**What you will do**: Begin at the line that holds "Generate a LaTeX" and retype every line through the end of the material, both included. Leave out the pictures.

**The input**:
++++++++++++++++++++

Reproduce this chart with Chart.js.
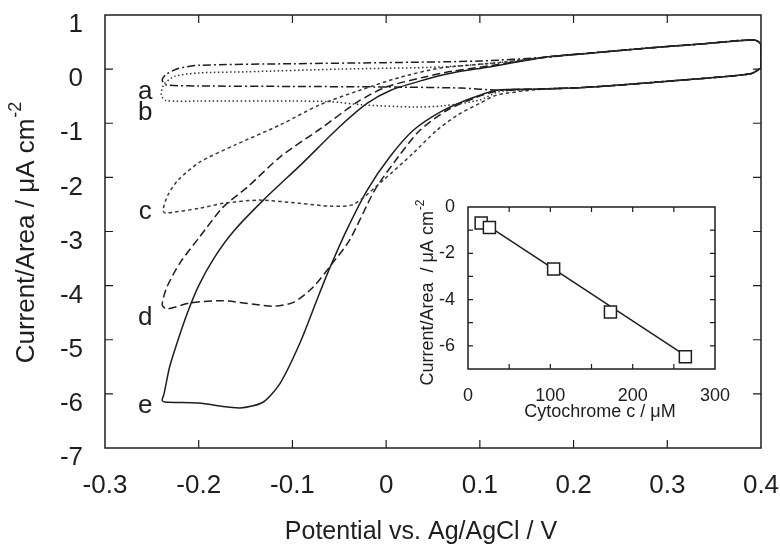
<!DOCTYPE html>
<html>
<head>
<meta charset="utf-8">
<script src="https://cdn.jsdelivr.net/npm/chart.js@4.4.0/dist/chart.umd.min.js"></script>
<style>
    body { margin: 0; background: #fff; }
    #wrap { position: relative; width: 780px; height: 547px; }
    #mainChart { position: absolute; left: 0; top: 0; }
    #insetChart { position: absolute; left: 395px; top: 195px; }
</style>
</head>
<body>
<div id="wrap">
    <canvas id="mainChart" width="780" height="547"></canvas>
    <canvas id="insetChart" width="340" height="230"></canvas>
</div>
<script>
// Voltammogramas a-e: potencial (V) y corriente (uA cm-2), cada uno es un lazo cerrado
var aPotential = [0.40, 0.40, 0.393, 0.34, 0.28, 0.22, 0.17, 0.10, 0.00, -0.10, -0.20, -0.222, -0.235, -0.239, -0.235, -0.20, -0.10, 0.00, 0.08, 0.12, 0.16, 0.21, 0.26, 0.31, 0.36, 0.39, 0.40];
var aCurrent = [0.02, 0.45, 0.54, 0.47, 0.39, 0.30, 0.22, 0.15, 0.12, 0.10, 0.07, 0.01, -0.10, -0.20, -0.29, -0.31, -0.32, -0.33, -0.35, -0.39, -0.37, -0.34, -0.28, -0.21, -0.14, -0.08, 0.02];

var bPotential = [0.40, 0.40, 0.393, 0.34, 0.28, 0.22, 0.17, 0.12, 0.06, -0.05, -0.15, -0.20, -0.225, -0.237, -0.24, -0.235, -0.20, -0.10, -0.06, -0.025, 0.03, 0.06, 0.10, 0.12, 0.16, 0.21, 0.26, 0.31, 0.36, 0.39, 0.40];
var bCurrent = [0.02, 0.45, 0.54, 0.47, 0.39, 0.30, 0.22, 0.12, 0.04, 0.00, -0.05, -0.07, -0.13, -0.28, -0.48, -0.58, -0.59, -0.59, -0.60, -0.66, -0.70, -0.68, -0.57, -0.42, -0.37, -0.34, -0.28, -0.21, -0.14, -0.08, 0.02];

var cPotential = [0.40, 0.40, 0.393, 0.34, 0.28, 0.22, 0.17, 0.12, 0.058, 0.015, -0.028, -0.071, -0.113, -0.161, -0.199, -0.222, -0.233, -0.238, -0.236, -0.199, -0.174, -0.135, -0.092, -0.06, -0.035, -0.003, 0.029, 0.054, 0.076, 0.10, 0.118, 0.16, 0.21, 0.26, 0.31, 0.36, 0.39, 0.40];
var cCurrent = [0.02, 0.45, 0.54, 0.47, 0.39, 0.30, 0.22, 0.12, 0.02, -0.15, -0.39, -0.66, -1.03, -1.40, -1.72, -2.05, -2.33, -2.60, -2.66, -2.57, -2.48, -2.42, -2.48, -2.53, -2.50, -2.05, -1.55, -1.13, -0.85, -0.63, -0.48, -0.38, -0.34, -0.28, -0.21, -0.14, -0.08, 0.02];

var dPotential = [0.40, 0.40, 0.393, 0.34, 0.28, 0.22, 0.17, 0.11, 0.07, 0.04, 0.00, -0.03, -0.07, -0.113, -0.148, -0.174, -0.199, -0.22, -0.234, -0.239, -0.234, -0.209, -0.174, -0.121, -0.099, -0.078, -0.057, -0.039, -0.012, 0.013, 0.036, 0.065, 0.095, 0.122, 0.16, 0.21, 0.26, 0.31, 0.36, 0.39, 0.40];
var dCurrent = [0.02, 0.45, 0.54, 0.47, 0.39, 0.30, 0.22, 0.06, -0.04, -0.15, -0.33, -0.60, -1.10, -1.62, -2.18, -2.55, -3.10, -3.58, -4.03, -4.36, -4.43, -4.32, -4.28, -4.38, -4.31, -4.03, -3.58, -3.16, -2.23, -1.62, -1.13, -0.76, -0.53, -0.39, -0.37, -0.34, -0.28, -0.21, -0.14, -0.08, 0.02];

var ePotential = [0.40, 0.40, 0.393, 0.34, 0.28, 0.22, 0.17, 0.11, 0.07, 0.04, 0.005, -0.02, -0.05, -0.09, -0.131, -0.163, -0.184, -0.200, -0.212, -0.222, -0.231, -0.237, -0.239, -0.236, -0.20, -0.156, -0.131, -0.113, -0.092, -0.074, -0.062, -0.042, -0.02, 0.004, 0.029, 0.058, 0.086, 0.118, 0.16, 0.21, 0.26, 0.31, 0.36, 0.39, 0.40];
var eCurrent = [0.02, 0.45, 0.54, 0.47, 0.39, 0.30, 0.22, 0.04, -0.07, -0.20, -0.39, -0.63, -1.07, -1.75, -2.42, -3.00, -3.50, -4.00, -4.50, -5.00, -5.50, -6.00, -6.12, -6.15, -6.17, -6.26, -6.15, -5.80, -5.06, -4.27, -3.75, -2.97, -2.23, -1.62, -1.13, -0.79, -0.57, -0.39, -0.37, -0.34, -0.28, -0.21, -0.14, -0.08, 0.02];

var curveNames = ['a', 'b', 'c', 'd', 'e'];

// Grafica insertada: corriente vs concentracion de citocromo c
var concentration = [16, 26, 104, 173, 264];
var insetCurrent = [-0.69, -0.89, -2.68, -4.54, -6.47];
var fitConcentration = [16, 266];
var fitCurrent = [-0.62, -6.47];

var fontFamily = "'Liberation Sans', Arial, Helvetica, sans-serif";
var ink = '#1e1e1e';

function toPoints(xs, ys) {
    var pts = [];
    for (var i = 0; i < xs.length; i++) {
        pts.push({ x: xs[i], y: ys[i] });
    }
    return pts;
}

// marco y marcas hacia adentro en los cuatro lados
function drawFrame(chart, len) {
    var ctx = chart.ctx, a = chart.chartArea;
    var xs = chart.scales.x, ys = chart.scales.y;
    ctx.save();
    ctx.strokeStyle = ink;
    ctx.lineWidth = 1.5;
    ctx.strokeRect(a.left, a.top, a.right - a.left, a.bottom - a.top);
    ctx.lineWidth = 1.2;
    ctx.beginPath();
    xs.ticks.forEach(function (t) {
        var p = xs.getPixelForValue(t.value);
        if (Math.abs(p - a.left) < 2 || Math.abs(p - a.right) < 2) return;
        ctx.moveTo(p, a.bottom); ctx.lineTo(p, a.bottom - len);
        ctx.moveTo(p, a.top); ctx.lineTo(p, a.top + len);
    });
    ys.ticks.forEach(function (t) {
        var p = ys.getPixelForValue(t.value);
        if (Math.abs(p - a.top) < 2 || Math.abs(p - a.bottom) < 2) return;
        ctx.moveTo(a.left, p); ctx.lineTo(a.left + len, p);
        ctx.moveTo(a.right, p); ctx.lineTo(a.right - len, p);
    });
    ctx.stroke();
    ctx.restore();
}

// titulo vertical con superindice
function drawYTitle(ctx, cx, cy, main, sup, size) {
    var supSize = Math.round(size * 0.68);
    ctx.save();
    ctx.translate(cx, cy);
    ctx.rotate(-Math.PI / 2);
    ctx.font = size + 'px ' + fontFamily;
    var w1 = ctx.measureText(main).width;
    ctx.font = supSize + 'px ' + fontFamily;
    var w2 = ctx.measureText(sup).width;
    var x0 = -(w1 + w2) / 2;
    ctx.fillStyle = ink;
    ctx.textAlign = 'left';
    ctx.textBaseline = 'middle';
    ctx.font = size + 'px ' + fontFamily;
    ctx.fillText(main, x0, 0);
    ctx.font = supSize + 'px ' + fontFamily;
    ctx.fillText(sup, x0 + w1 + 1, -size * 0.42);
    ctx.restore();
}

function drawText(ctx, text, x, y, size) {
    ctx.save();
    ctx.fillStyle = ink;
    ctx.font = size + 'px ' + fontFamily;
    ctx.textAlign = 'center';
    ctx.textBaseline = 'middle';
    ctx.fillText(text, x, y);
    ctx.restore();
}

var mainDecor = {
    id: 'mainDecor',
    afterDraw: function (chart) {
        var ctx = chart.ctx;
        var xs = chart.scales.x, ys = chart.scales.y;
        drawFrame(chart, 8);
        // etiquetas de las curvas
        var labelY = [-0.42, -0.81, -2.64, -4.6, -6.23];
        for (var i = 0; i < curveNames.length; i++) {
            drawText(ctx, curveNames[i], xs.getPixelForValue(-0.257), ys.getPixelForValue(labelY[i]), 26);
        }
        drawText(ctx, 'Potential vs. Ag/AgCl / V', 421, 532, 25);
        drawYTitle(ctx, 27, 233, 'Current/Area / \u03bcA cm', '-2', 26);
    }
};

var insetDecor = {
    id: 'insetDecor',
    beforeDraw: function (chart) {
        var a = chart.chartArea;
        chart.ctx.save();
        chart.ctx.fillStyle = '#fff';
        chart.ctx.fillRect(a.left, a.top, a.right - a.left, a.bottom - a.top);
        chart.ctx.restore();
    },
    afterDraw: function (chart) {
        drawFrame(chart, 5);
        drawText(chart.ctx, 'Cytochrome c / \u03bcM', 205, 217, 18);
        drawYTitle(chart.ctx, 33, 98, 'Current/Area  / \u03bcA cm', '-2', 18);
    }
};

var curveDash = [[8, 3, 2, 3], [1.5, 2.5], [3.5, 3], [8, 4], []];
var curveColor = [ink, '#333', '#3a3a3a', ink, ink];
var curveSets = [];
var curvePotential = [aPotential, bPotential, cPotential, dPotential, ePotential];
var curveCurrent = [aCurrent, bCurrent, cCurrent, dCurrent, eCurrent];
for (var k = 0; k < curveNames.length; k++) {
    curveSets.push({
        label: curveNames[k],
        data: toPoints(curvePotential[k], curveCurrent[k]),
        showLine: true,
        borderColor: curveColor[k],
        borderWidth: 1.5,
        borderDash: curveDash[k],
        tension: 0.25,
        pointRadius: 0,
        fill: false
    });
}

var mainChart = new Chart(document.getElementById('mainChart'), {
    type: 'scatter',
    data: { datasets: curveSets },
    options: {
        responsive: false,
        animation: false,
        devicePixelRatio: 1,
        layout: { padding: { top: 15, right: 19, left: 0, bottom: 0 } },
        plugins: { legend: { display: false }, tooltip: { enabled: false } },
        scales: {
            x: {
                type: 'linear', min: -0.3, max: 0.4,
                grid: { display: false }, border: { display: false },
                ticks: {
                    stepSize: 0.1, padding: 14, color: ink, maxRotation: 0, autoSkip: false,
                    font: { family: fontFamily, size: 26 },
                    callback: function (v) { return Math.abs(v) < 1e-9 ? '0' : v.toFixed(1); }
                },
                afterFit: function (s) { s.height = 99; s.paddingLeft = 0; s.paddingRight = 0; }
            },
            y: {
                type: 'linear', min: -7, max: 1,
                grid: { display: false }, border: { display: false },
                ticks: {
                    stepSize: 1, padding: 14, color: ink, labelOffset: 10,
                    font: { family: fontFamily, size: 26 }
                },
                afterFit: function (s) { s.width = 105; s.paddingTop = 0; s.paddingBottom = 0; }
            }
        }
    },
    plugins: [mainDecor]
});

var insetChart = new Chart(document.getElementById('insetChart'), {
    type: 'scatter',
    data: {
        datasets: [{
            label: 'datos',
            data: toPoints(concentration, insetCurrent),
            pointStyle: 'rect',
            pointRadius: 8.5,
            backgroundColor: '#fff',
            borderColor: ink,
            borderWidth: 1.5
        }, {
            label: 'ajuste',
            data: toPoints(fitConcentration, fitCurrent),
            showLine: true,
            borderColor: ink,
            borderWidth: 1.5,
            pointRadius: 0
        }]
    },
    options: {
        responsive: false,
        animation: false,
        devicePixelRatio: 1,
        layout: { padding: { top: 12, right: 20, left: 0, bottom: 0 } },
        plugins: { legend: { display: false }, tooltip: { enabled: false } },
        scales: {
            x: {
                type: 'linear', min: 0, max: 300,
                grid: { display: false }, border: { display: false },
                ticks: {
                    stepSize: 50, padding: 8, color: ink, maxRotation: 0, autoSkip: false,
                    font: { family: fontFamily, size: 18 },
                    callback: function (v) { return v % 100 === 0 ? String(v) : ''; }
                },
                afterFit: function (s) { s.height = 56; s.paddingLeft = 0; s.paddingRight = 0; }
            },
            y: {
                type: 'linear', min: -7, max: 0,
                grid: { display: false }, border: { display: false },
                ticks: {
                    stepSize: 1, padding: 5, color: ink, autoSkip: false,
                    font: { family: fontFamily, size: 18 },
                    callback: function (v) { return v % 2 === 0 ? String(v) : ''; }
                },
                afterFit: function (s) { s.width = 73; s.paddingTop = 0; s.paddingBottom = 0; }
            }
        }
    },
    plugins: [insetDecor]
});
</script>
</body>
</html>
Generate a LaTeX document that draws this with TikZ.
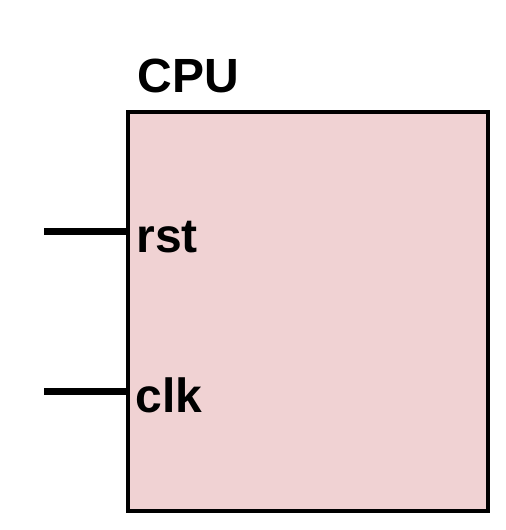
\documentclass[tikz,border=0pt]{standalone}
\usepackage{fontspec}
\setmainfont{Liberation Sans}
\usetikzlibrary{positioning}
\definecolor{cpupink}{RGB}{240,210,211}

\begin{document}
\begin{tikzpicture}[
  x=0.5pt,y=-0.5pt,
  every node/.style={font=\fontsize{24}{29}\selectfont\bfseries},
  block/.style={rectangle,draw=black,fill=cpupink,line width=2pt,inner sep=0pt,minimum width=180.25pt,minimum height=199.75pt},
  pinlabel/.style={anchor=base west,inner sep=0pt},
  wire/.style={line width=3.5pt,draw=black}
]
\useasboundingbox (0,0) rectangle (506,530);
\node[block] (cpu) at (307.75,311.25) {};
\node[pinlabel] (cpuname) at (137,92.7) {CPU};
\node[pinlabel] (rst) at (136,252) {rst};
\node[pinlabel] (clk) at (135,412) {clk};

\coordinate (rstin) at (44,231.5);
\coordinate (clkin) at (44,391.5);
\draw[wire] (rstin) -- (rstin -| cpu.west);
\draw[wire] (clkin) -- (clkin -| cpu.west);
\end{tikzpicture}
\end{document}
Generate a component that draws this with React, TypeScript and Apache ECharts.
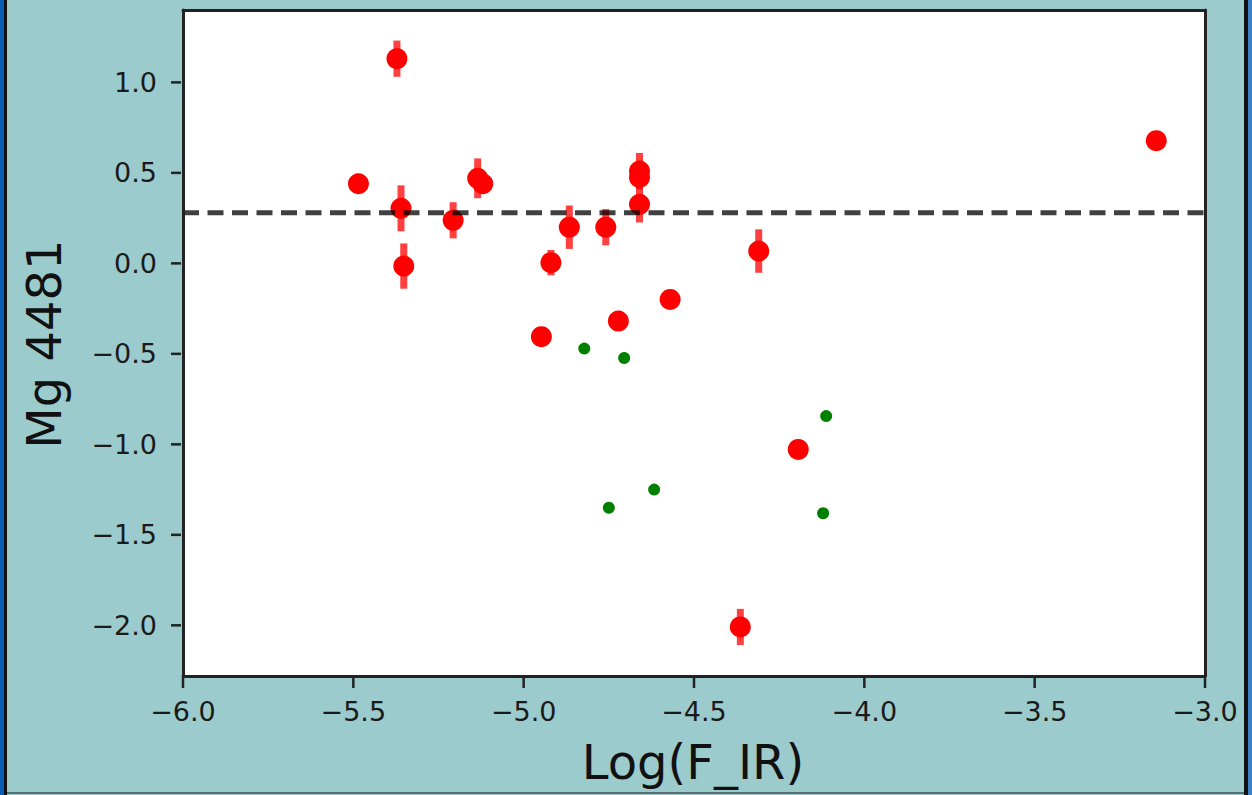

++++++++++++++++++++

**Answer to the exercise**:
Generate a LaTeX document that draws this with TikZ.
\documentclass[tikz,border=0pt]{standalone}
\usepackage{fontspec}
\setmainfont{Liberation Sans}
\usetikzlibrary{positioning}
\definecolor{cpupink}{RGB}{240,210,211}

\begin{document}
\begin{tikzpicture}[
  x=0.5pt,y=-0.5pt,
  every node/.style={font=\fontsize{24}{29}\selectfont\bfseries},
  block/.style={rectangle,draw=black,fill=cpupink,line width=2pt,inner sep=0pt,minimum width=180.25pt,minimum height=199.75pt},
  pinlabel/.style={anchor=base west,inner sep=0pt},
  wire/.style={line width=3.5pt,draw=black}
]
\useasboundingbox (0,0) rectangle (506,530);
\node[block] (cpu) at (307.75,311.25) {};
\node[pinlabel] (cpuname) at (137,92.7) {CPU};
\node[pinlabel] (rst) at (136,252) {rst};
\node[pinlabel] (clk) at (135,412) {clk};

\coordinate (rstin) at (44,231.5);
\coordinate (clkin) at (44,391.5);
\draw[wire] (rstin) -- (rstin -| cpu.west);
\draw[wire] (clkin) -- (clkin -| cpu.west);
\end{tikzpicture}
\end{document}
Generate a component that draws this with React, TypeScript and Apache ECharts.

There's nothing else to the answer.